Several technical features of the heads of Christ indicate that they too were taken from life, particularly their sketch-like quality, mainly wet-in-wet paint handling, and consistent level of immediacy with the subject. The vignette-like dropping-off of finish toward the edges makes sense if the panels were indeed studies of facial expression and pose, and the tonal palette typical of Rembrandt’s mature work enhances the refinements in chiaroscuro so critical to their function as studies. The heads of Christ lack the archaic halo or radiance that Rembrandt revived as a distinctive marker of the risen Christ.

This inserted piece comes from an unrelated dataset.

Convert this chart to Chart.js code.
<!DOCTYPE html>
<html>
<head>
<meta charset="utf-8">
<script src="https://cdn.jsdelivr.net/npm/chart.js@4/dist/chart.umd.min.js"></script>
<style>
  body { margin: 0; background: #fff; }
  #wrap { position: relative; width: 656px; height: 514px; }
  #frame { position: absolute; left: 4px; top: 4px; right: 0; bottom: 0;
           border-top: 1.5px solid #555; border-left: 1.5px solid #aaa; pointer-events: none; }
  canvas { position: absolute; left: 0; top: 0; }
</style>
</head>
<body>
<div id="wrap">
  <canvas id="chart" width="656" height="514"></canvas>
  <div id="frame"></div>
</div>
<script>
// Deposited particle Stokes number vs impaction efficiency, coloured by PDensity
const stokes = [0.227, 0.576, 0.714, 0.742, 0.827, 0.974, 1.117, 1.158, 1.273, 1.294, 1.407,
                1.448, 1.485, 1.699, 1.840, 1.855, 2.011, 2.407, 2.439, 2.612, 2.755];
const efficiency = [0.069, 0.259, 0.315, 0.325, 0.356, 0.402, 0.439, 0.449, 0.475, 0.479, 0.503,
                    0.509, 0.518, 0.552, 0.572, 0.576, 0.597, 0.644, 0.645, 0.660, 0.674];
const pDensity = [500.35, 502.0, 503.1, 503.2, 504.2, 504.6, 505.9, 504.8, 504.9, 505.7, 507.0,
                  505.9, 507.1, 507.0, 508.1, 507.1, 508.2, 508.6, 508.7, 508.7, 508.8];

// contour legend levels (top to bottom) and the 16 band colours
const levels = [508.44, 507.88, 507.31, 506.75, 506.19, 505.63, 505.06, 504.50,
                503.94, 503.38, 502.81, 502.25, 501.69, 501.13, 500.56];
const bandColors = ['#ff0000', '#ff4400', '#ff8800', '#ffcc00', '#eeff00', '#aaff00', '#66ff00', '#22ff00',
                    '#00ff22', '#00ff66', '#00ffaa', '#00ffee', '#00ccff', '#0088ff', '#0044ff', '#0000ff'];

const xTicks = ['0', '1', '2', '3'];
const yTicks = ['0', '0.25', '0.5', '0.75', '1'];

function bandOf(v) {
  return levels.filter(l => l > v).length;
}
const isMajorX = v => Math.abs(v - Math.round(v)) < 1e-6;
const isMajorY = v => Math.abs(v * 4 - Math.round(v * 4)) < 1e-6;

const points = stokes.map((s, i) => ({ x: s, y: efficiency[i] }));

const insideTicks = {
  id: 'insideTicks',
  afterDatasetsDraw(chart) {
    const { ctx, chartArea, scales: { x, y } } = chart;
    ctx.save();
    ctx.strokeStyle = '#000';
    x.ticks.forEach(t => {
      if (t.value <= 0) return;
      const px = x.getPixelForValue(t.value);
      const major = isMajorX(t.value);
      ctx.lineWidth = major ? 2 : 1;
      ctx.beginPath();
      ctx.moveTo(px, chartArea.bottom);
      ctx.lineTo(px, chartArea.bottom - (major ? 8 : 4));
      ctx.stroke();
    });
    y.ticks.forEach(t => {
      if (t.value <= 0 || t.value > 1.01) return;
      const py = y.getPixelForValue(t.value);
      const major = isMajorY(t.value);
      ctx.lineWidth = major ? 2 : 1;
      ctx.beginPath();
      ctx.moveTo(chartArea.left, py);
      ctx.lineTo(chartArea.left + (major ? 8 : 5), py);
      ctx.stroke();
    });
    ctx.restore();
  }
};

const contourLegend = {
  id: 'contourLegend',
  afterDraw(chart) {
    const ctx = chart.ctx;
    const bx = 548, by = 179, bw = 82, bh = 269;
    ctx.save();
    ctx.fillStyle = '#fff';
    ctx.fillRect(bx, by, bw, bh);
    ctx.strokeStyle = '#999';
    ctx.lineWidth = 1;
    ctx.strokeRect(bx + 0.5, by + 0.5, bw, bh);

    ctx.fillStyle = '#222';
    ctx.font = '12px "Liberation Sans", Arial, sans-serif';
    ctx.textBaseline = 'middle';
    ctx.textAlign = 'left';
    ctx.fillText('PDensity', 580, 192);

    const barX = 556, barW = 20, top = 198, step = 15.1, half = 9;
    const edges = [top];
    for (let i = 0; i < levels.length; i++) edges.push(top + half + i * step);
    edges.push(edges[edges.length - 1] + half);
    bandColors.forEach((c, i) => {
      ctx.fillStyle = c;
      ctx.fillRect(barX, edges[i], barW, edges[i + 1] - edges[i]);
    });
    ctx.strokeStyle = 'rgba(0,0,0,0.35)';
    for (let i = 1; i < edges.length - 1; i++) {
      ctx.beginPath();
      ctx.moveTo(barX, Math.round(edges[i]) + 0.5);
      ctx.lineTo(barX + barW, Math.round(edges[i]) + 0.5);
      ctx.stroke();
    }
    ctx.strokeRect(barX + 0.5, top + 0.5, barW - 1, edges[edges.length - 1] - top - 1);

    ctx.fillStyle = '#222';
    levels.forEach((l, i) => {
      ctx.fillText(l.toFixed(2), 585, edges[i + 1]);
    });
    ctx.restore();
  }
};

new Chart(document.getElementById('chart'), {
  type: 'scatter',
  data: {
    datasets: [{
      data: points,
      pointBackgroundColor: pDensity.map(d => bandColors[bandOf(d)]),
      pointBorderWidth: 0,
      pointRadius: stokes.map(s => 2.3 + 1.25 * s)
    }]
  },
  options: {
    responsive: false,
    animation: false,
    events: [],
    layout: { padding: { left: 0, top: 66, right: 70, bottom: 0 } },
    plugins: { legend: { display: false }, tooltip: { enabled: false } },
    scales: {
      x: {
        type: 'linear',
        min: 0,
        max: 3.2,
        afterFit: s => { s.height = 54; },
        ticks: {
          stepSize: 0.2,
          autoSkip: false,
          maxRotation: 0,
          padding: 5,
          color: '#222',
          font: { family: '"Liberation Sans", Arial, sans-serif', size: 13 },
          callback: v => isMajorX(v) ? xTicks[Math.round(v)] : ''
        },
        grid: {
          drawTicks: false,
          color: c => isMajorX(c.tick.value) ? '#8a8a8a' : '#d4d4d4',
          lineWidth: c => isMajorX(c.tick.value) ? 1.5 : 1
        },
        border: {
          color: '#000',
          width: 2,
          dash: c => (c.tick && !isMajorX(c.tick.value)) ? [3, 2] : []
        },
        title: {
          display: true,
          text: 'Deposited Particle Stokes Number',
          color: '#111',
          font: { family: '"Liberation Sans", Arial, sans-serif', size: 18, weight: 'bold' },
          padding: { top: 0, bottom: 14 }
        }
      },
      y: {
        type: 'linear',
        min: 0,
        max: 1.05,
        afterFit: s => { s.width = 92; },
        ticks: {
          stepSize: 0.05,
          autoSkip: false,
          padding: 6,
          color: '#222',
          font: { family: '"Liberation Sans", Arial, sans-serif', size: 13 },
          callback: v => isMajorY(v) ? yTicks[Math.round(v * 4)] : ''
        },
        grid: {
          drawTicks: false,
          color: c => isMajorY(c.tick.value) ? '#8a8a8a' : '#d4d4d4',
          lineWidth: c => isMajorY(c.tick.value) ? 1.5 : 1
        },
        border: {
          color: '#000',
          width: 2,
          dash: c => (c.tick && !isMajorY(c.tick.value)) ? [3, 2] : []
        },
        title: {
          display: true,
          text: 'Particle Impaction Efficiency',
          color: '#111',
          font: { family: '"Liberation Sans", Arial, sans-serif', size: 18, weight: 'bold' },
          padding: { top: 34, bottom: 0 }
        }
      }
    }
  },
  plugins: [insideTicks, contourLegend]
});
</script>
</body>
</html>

This difference is another sign that these works were intended to look like sketches based on an anonymous model from life, rather than an identifiable figure taken from the artist’s imagination.

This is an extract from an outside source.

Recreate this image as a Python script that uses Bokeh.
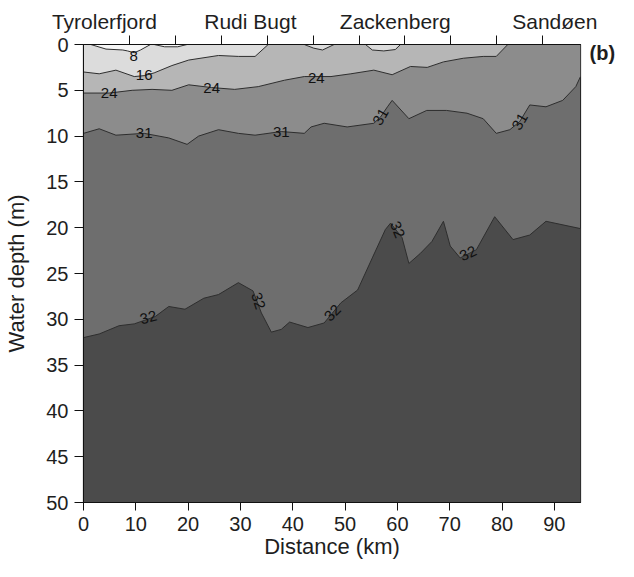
import math
from bokeh.plotting import figure
from bokeh.models import Range1d, LinearAxis, FixedTicker, ColumnDataSource, CustomJSTickFormatter
from bokeh.embed import file_html
from bokeh.resources import INLINE
from bokeh.core.properties import value

# ---- data: salinity contour boundaries (distance km, depth m) ----
x32 = [0, 3.0, 6.8, 9.7, 13.7, 16.3, 19.4, 23.0, 25.8, 29.6, 32.4, 34.0, 35.9, 37.8, 39.4, 42.9, 46.0,
       49.2, 52.4, 55.2, 57.7, 58.7, 60.9, 62.2, 64.4, 66.6, 68.8, 70.1, 72.0, 75.1, 78.6, 82.1, 85.3, 88.4, 95]
d32 = [32.0, 31.6, 30.7, 30.5, 29.7, 28.6, 28.9, 27.7, 27.3, 26.0, 26.9, 29.3, 31.4, 31.1, 30.3, 30.9, 30.4,
       28.2, 26.8, 23.3, 20.2, 19.5, 21.1, 23.9, 22.8, 21.5, 19.3, 22.0, 23.3, 22.4, 18.8, 21.3, 20.8, 19.3, 20.1]

x31 = [0, 3.0, 6.2, 11.6, 16.3, 19.8, 22.0, 25.8, 29.6, 32.8, 37.8, 42.2, 43.5, 46.0, 50.4, 55.5, 56.8, 58.1,
       59.0, 62.2, 65.6, 69.4, 73.3, 76.4, 78.9, 81.5, 83.4, 85.3, 88.4, 91.6, 94.1, 95]
d31 = [9.7, 9.2, 9.9, 9.7, 10.2, 10.9, 10.0, 9.3, 9.7, 9.9, 9.5, 9.7, 9.0, 8.6, 9.0, 8.6, 7.9, 6.8,
       6.1, 8.1, 7.2, 7.2, 7.5, 8.1, 9.7, 9.3, 8.4, 6.6, 6.8, 6.1, 4.6, 3.5]

x24 = [0, 4.9, 9.3, 13.1, 16.9, 20.1, 24.5, 28.9, 33.4, 38.4, 42.2, 47.3, 51.1, 55.5, 59.0, 62.5, 65.7,
       68.8, 72.6, 76.4, 78.9, 81.1]
d24 = [5.3, 5.3, 5.0, 4.9, 5.0, 4.4, 4.7, 4.9, 4.6, 3.9, 3.5, 3.5, 3.2, 2.8, 3.3, 2.4, 2.5,
       1.9, 1.5, 1.3, 1.3, 0.0]

x16 = [0, 3.0, 6.2, 9.7, 11.6, 13.5, 16.9, 20.1, 25.8, 29.6, 32.8, 35.3]
d16 = [3.0, 3.2, 2.8, 3.5, 3.4, 3.1, 2.3, 1.7, 1.2, 1.3, 1.3, 0.0]

x16a = [42.2, 44.0, 45.7, 47.9]
d16a = [0.0, 0.4, 0.6, 0.0]
x16b = [53.9, 55.2, 57.4, 59.6, 60.6]
d16b = [0.0, 0.6, 0.7, 0.55, 0.0]

x8a = [1.4, 4.3, 7.5, 8.4, 9.7, 10.9, 12.8]
d8a = [0.0, 0.5, 0.6, 0.7, 0.9, 0.6, 0.0]
x8b = [13.5, 15.5, 18.0, 19.8]
d8b = [0.0, 0.25, 0.25, 0.0]

# contour labels
lab_text = ["8", "16", "24", "24", "24", "31", "31", "31", "31", "32", "32", "32", "32", "32"]
lab_x = [9.6, 11.6, 4.9, 24.5, 44.5, 11.6, 37.8, 56.8, 83.4, 12.4, 33.4, 47.6, 60.0, 73.5]
lab_y = [1.3, 3.3, 5.3, 4.7, 3.7, 9.7, 9.5, 7.9, 8.4, 29.8, 28.0, 29.3, 20.2, 22.8]
lab_ang = [0, 0, 0, 0, 0, 0, 0, 60, 60, 15, -72, 45, -68, 25]

x_ticks = [0, 10, 20, 30, 40, 50, 60, 70, 80, 90]
y_ticks = [0, 5, 10, 15, 20, 25, 30, 35, 40, 45, 50]
station_km = [8.8, 17.5, 26.3, 35.1, 43.9, 52.7, 61.4, 70.2, 79.0, 87.8]
place_km = [4.0, 31.9, 59.6, 90.1]
place_names = ["Tyrolerfjord", "Rudi Bugt", "Zackenberg", "Sandøen"]
panel_y = [0.9]
panel_tag = ["(b)"]

# ---- styles ----
C_LT8 = "#f6f6f6"
C_8_16 = "#dcdcdc"
C_16_24 = "#b6b6b6"
C_24_31 = "#8c8c8c"
C_31_32 = "#6e6e6e"
C_GT32 = "#4b4b4b"
LINE = "#2e2e2e"
FONT = "Liberation Sans"
TXT = "#1e1e1e"

p = figure(width=618, height=561, x_range=Range1d(0, 95), y_range=Range1d(50, 0),
           output_backend="svg", toolbar_location=None,
           min_border_left=83, min_border_right=35, min_border_top=44, min_border_bottom=59)
p.grid.visible = False
p.outline_line_color = "#111111"
p.outline_line_width = 1.2

# filled bands (back to front)
p.varea(x=[0, 95], y1=[0, 0], y2=[50, 50], fill_color=C_31_32)
p.varea(x=x32, y1=d32, y2=[50] * len(x32), fill_color=C_GT32)
p.varea(x=x31, y1=[0] * len(x31), y2=d31, fill_color=C_24_31)
p.varea(x=x24, y1=[0] * len(x24), y2=d24, fill_color=C_16_24)
p.varea(x=x16, y1=[0] * len(x16), y2=d16, fill_color=C_8_16)
p.varea(x=x16a, y1=[0] * len(x16a), y2=d16a, fill_color=C_8_16)
p.varea(x=x16b, y1=[0] * len(x16b), y2=d16b, fill_color=C_8_16)
p.varea(x=x8a, y1=[0] * len(x8a), y2=d8a, fill_color=C_LT8)
p.varea(x=x8b, y1=[0] * len(x8b), y2=d8b, fill_color=C_LT8)

for xs, ds in [(x32, d32), (x31, d31), (x24, d24), (x16, d16), (x16a, d16a), (x16b, d16b), (x8a, d8a), (x8b, d8b)]:
    p.line(x=xs, y=ds, line_color=LINE, line_width=1)

src = ColumnDataSource(dict(x=lab_x, y=lab_y, text=lab_text, angle=[math.radians(a) for a in lab_ang]))
p.text(x="x", y="y", text="text", angle="angle", source=src, text_align="center", text_baseline="middle",
       text_font=value(FONT), text_font_size="15px", text_color="#111111")

# axes
p.xaxis.ticker = FixedTicker(ticks=x_ticks)
p.yaxis.ticker = FixedTicker(ticks=y_ticks)
p.xaxis.axis_label = "Distance (km)"
p.yaxis.axis_label = "Water depth (m)"
for ax in (p.xaxis[0], p.yaxis[0]):
    ax.major_label_text_font = FONT
    ax.major_label_text_font_size = "20px"
    ax.major_label_text_color = TXT
    ax.axis_label_text_font = FONT
    ax.axis_label_text_font_size = "22px"
    ax.axis_label_text_font_style = "normal"
    ax.axis_label_text_color = TXT
    ax.major_tick_in = 0
    ax.minor_tick_line_color = None
    ax.axis_line_color = "#111111"
    ax.major_tick_line_color = "#111111"
p.xaxis.major_tick_out = 8
p.yaxis.major_tick_out = 9
p.xaxis.major_label_standoff = 6
p.yaxis.major_label_standoff = 6
p.xaxis.axis_label_standoff = 0
p.yaxis.axis_label_standoff = 14

ax_top = LinearAxis(ticker=FixedTicker(ticks=station_km), formatter=CustomJSTickFormatter(code="return ''"))
ax_top.major_tick_out = 9
ax_top.major_tick_in = 0
ax_top.minor_tick_line_color = None
ax_top.major_label_standoff = 0
ax_top.major_label_text_font_size = "2px"
ax_top.axis_line_color = "#111111"
ax_top.major_tick_line_color = "#111111"
p.add_layout(ax_top, "above")

ax_names = LinearAxis(ticker=FixedTicker(ticks=place_km),
                      major_label_overrides={k: n for k, n in zip(place_km, place_names)})
ax_names.major_tick_line_color = None
ax_names.major_tick_out = 0
ax_names.major_tick_in = 0
ax_names.minor_tick_line_color = None
ax_names.axis_line_color = None
ax_names.major_label_text_font = FONT
ax_names.major_label_text_font_size = "21px"
ax_names.major_label_text_color = TXT
ax_names.major_label_standoff = 3
p.add_layout(ax_names, "above")

ax_tag = LinearAxis(ticker=FixedTicker(ticks=panel_y),
                    major_label_overrides={k: n for k, n in zip(panel_y, panel_tag)})
ax_tag.major_tick_line_color = None
ax_tag.major_tick_out = 0
ax_tag.major_tick_in = 0
ax_tag.minor_tick_line_color = None
ax_tag.axis_line_color = None
ax_tag.major_label_text_font = FONT
ax_tag.major_label_text_font_size = "20px"
ax_tag.major_label_text_font_style = "bold"
ax_tag.major_label_text_color = TXT
ax_tag.major_label_standoff = 9
ax_tag.major_label_orientation = "horizontal"
p.add_layout(ax_tag, "right")

open("out.html", "w").write(file_html(p, INLINE))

While on one level, the oil sketches of Jesus resemble the canonical models in that they draw their affective power partly from the religious understanding of the believer, the lack of symbols, attributes, or narrative context makes these refined studies of emotion and expression seem like disembodied types, even as they make Jesus more human than previous imagery did. The body of Christ the studies portrayed was believed to have been the same body that was resurrected from the dead, glorified, and ascended into heaven in order to appear again on the Last Day in triumph and judgment. Yet the sketches differ dramatically from the acheiropoieta, which, because they supposedly had touched Christ’s body, reference the miracle of incarnation, in which God takes the form of a man. Rembrandt, on the other hand, gave a graphically human character to his Christ by referring to Jesus’s earthly Jewish parentage, his realistic and specific appearance, and his very human emotions. In further contrast to stylized iconic images such as The Holy Face of Laon, in the oil sketches the artist’s hand is evident also in the loose execution, scratches with tools, and unfinished quality. The project dictated, and Rembrandt and his studio produced, a series of specific poses and expressions that corresponded to their use in his narrative art.